Entries taken from a collection
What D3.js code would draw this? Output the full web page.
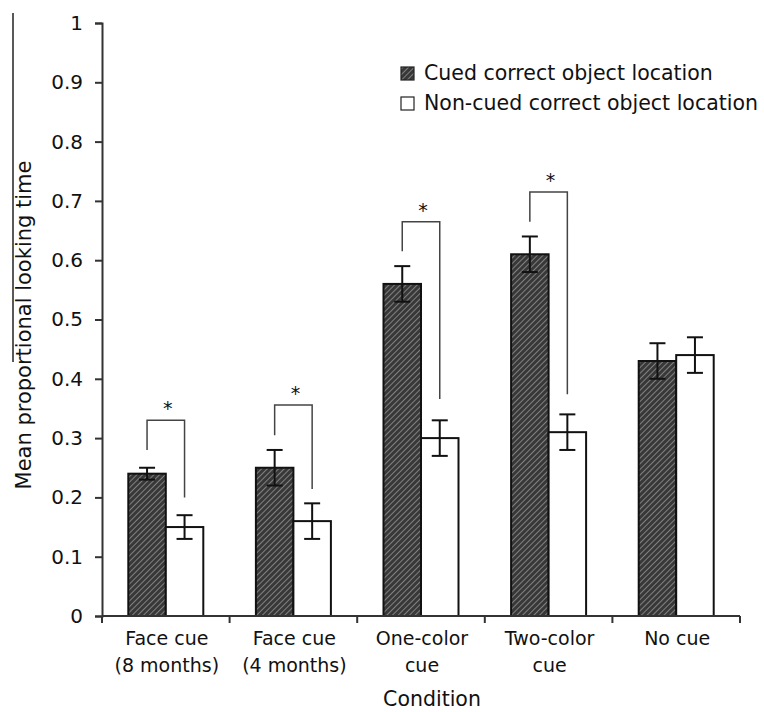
<!DOCTYPE html>
<html>
<head>
<meta charset="utf-8">
<script src="https://cdn.jsdelivr.net/npm/d3@7"></script>
<style>
  body { margin: 0; background: #fff; }
  text { font-family: "DejaVu Sans", sans-serif; fill: #111; }
</style>
</head>
<body>
<svg id="chart" width="764" height="712"></svg>
<script>
// data
var conditions = [["Face cue", "(8 months)"], ["Face cue", "(4 months)"], ["One-color", "cue"], ["Two-color", "cue"], ["No cue"]];
var cuedMeans = [0.24, 0.25, 0.56, 0.61, 0.43];
var cuedErr = [0.01, 0.03, 0.03, 0.03, 0.03];
var noncuedMeans = [0.15, 0.16, 0.30, 0.31, 0.44];
var noncuedErr = [0.02, 0.03, 0.03, 0.03, 0.03];
// significance brackets: [top, left leg end, right leg end] for first four conditions
var bracketTop = [0.33, 0.356, 0.665, 0.715];
var bracketLeft = [0.28, 0.305, 0.615, 0.665];
var bracketRight = [0.20, 0.214, 0.366, 0.374];
var yTicks = [0, 0.1, 0.2, 0.3, 0.4, 0.5, 0.6, 0.7, 0.8, 0.9, 1];
var legendLabels = ["Cued correct object location", "Non-cued correct object location"];

var svg = d3.select("#chart");

var defs = svg.append("defs");
var pat = defs.append("pattern")
  .attr("id", "hatch")
  .attr("patternUnits", "userSpaceOnUse")
  .attr("width", 4).attr("height", 4)
  .attr("patternTransform", "rotate(45)");
pat.append("rect").attr("width", 4).attr("height", 4).attr("fill", "#383838");
pat.append("line").attr("x1", 0).attr("y1", 0).attr("x2", 0).attr("y2", 4)
  .attr("stroke", "#999").attr("stroke-width", 1.5);

var x = d3.scaleBand().domain(d3.range(conditions.length)).range([102, 740]);
var y = d3.scaleLinear().domain([0, 1]).range([616, 23]);
var barW = 37.5;

// stray line at the far left
svg.append("line").attr("x1", 13).attr("x2", 13).attr("y1", 13).attr("y2", 362)
  .attr("stroke", "#222").attr("stroke-width", 1.5);

// y axis
var yAxis = svg.append("g").attr("transform", "translate(102,0)")
  .call(d3.axisLeft(y).tickValues(yTicks).tickSize(7).tickPadding(12)
    .tickFormat(function (d) { return d === 0 || d === 1 ? d3.format("d")(d) : d3.format(".1f")(d); }));
yAxis.select(".domain").attr("stroke", "#333").attr("stroke-width", 2);
yAxis.selectAll(".tick line").attr("stroke", "#333").attr("stroke-width", 2);
yAxis.selectAll(".tick text").style("font-size", "20px").style("font-family", "DejaVu Sans, sans-serif").attr("fill", "#111");

var g = svg.append("g");
conditions.forEach(function (c, i) {
  var cx = x(i) + x.bandwidth() / 2;
  g.append("rect").attr("x", cx - barW).attr("y", y(cuedMeans[i]))
    .attr("width", barW).attr("height", y(0) - y(cuedMeans[i]))
    .attr("fill", "url(#hatch)").attr("stroke", "#111").attr("stroke-width", 2);
  g.append("rect").attr("x", cx).attr("y", y(noncuedMeans[i]))
    .attr("width", barW).attr("height", y(0) - y(noncuedMeans[i]))
    .attr("fill", "#fff").attr("stroke", "#111").attr("stroke-width", 2);
  [[cx - barW / 2, cuedMeans[i], cuedErr[i]], [cx + barW / 2, noncuedMeans[i], noncuedErr[i]]].forEach(function (e) {
    var ex = e[0], lo = y(e[1] - e[2]), hi = y(e[1] + e[2]);
    g.append("line").attr("x1", ex).attr("x2", ex).attr("y1", lo).attr("y2", hi).attr("stroke", "#111").attr("stroke-width", 2);
    g.append("line").attr("x1", ex - 8).attr("x2", ex + 8).attr("y1", lo).attr("y2", lo).attr("stroke", "#111").attr("stroke-width", 2);
    g.append("line").attr("x1", ex - 8).attr("x2", ex + 8).attr("y1", hi).attr("y2", hi).attr("stroke", "#111").attr("stroke-width", 2);
  });
});

// significance brackets
bracketTop.forEach(function (t, i) {
  var cx = x(i) + x.bandwidth() / 2;
  var xl = cx - barW / 2, xr = cx + barW / 2;
  g.append("path")
    .attr("d", "M" + xl + "," + y(bracketLeft[i]) + "V" + y(t) + "H" + xr + "V" + y(bracketRight[i]))
    .attr("fill", "none").attr("stroke", "#444").attr("stroke-width", 1.5);
  g.append("text").attr("x", cx + 2).attr("y", y(t) - 5).attr("text-anchor", "middle")
    .style("font-size", "19px").attr("fill", "#333").text("*");
});

// x axis
var xAxis = svg.append("g").attr("transform", "translate(0,616)");
xAxis.append("line").attr("x1", 102).attr("x2", 740).attr("stroke", "#333").attr("stroke-width", 2);
xAxis.selectAll(".xt").data(d3.range(conditions.length + 1)).enter().append("line")
  .attr("x1", function (d) { return 102 + d * x.bandwidth(); })
  .attr("x2", function (d) { return 102 + d * x.bandwidth(); })
  .attr("y1", 0).attr("y2", 7).attr("stroke", "#333").attr("stroke-width", 2);
conditions.forEach(function (c, i) {
  var t = xAxis.append("text").attr("text-anchor", "middle").attr("y", 29).style("font-size", "19px");
  c.forEach(function (line, k) {
    t.append("tspan").attr("x", x(i) + x.bandwidth() / 2 + 1).attr("dy", k === 0 ? 0 : 27).text(line);
  });
});

svg.append("text").attr("x", 432).attr("y", 706).attr("text-anchor", "middle")
  .style("font-size", "20.5px").text("Condition");

svg.append("text").attr("transform", "translate(31,325) rotate(-90)").attr("text-anchor", "middle")
  .style("font-size", "21px").text("Mean proportional looking time");

// legend
var leg = svg.append("g");
legendLabels.forEach(function (l, i) {
  var ly = 67 + i * 30;
  leg.append("rect").attr("x", 401).attr("y", ly).attr("width", 13).attr("height", 13)
    .attr("fill", i === 0 ? "url(#hatch)" : "#fff").attr("stroke", "#222").attr("stroke-width", 1.2);
  leg.append("text").attr("x", 424).attr("y", ly + 13).style("font-size", "20.5px").text(l);
});
</script>
</body>
</html>
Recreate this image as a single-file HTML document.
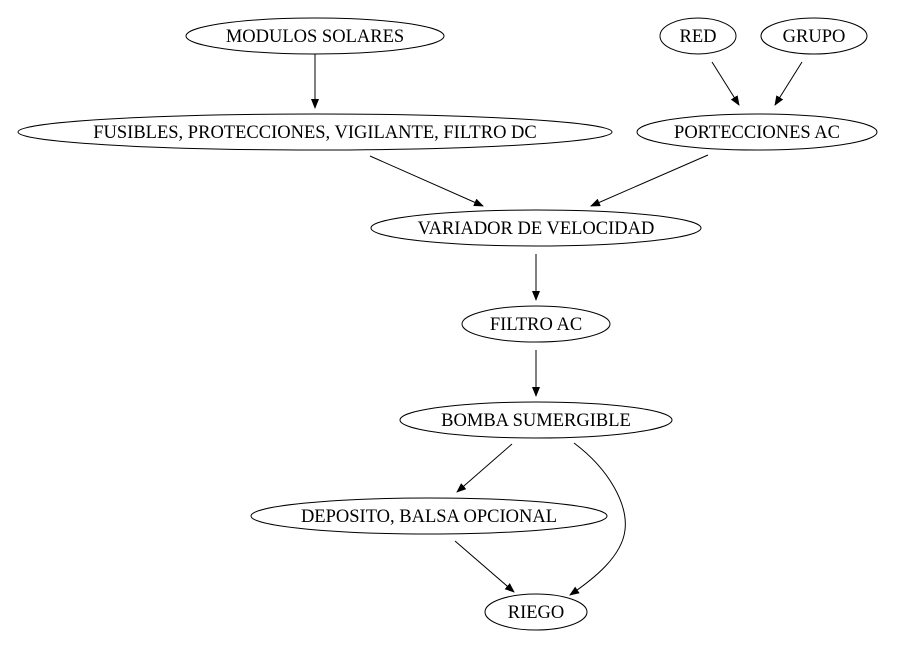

Objective
Repeat the lines above exactly, and keep every picture out.

Correct response
What D3.js code would draw this? Output the full web page.
<!DOCTYPE html>
<html>
<head>
<meta charset="utf-8">
<script src="https://cdn.jsdelivr.net/npm/d3@7"></script>
<style>
  body { margin: 0; background: #fff; }
  text { font-family: "DejaVu Sans", sans-serif; fill: #111; }
</style>
</head>
<body>
<svg id="chart" width="764" height="712"></svg>
<script>
// data
var conditions = [["Face cue", "(8 months)"], ["Face cue", "(4 months)"], ["One-color", "cue"], ["Two-color", "cue"], ["No cue"]];
var cuedMeans = [0.24, 0.25, 0.56, 0.61, 0.43];
var cuedErr = [0.01, 0.03, 0.03, 0.03, 0.03];
var noncuedMeans = [0.15, 0.16, 0.30, 0.31, 0.44];
var noncuedErr = [0.02, 0.03, 0.03, 0.03, 0.03];
// significance brackets: [top, left leg end, right leg end] for first four conditions
var bracketTop = [0.33, 0.356, 0.665, 0.715];
var bracketLeft = [0.28, 0.305, 0.615, 0.665];
var bracketRight = [0.20, 0.214, 0.366, 0.374];
var yTicks = [0, 0.1, 0.2, 0.3, 0.4, 0.5, 0.6, 0.7, 0.8, 0.9, 1];
var legendLabels = ["Cued correct object location", "Non-cued correct object location"];

var svg = d3.select("#chart");

var defs = svg.append("defs");
var pat = defs.append("pattern")
  .attr("id", "hatch")
  .attr("patternUnits", "userSpaceOnUse")
  .attr("width", 4).attr("height", 4)
  .attr("patternTransform", "rotate(45)");
pat.append("rect").attr("width", 4).attr("height", 4).attr("fill", "#383838");
pat.append("line").attr("x1", 0).attr("y1", 0).attr("x2", 0).attr("y2", 4)
  .attr("stroke", "#999").attr("stroke-width", 1.5);

var x = d3.scaleBand().domain(d3.range(conditions.length)).range([102, 740]);
var y = d3.scaleLinear().domain([0, 1]).range([616, 23]);
var barW = 37.5;

// stray line at the far left
svg.append("line").attr("x1", 13).attr("x2", 13).attr("y1", 13).attr("y2", 362)
  .attr("stroke", "#222").attr("stroke-width", 1.5);

// y axis
var yAxis = svg.append("g").attr("transform", "translate(102,0)")
  .call(d3.axisLeft(y).tickValues(yTicks).tickSize(7).tickPadding(12)
    .tickFormat(function (d) { return d === 0 || d === 1 ? d3.format("d")(d) : d3.format(".1f")(d); }));
yAxis.select(".domain").attr("stroke", "#333").attr("stroke-width", 2);
yAxis.selectAll(".tick line").attr("stroke", "#333").attr("stroke-width", 2);
yAxis.selectAll(".tick text").style("font-size", "20px").style("font-family", "DejaVu Sans, sans-serif").attr("fill", "#111");

var g = svg.append("g");
conditions.forEach(function (c, i) {
  var cx = x(i) + x.bandwidth() / 2;
  g.append("rect").attr("x", cx - barW).attr("y", y(cuedMeans[i]))
    .attr("width", barW).attr("height", y(0) - y(cuedMeans[i]))
    .attr("fill", "url(#hatch)").attr("stroke", "#111").attr("stroke-width", 2);
  g.append("rect").attr("x", cx).attr("y", y(noncuedMeans[i]))
    .attr("width", barW).attr("height", y(0) - y(noncuedMeans[i]))
    .attr("fill", "#fff").attr("stroke", "#111").attr("stroke-width", 2);
  [[cx - barW / 2, cuedMeans[i], cuedErr[i]], [cx + barW / 2, noncuedMeans[i], noncuedErr[i]]].forEach(function (e) {
    var ex = e[0], lo = y(e[1] - e[2]), hi = y(e[1] + e[2]);
    g.append("line").attr("x1", ex).attr("x2", ex).attr("y1", lo).attr("y2", hi).attr("stroke", "#111").attr("stroke-width", 2);
    g.append("line").attr("x1", ex - 8).attr("x2", ex + 8).attr("y1", lo).attr("y2", lo).attr("stroke", "#111").attr("stroke-width", 2);
    g.append("line").attr("x1", ex - 8).attr("x2", ex + 8).attr("y1", hi).attr("y2", hi).attr("stroke", "#111").attr("stroke-width", 2);
  });
});

// significance brackets
bracketTop.forEach(function (t, i) {
  var cx = x(i) + x.bandwidth() / 2;
  var xl = cx - barW / 2, xr = cx + barW / 2;
  g.append("path")
    .attr("d", "M" + xl + "," + y(bracketLeft[i]) + "V" + y(t) + "H" + xr + "V" + y(bracketRight[i]))
    .attr("fill", "none").attr("stroke", "#444").attr("stroke-width", 1.5);
  g.append("text").attr("x", cx + 2).attr("y", y(t) - 5).attr("text-anchor", "middle")
    .style("font-size", "19px").attr("fill", "#333").text("*");
});

// x axis
var xAxis = svg.append("g").attr("transform", "translate(0,616)");
xAxis.append("line").attr("x1", 102).attr("x2", 740).attr("stroke", "#333").attr("stroke-width", 2);
xAxis.selectAll(".xt").data(d3.range(conditions.length + 1)).enter().append("line")
  .attr("x1", function (d) { return 102 + d * x.bandwidth(); })
  .attr("x2", function (d) { return 102 + d * x.bandwidth(); })
  .attr("y1", 0).attr("y2", 7).attr("stroke", "#333").attr("stroke-width", 2);
conditions.forEach(function (c, i) {
  var t = xAxis.append("text").attr("text-anchor", "middle").attr("y", 29).style("font-size", "19px");
  c.forEach(function (line, k) {
    t.append("tspan").attr("x", x(i) + x.bandwidth() / 2 + 1).attr("dy", k === 0 ? 0 : 27).text(line);
  });
});

svg.append("text").attr("x", 432).attr("y", 706).attr("text-anchor", "middle")
  .style("font-size", "20.5px").text("Condition");

svg.append("text").attr("transform", "translate(31,325) rotate(-90)").attr("text-anchor", "middle")
  .style("font-size", "21px").text("Mean proportional looking time");

// legend
var leg = svg.append("g");
legendLabels.forEach(function (l, i) {
  var ly = 67 + i * 30;
  leg.append("rect").attr("x", 401).attr("y", ly).attr("width", 13).attr("height", 13)
    .attr("fill", i === 0 ? "url(#hatch)" : "#fff").attr("stroke", "#222").attr("stroke-width", 1.2);
  leg.append("text").attr("x", 424).attr("y", ly + 13).style("font-size", "20.5px").text(l);
});
</script>
</body>
</html>
Recreate this image as a single-file HTML document.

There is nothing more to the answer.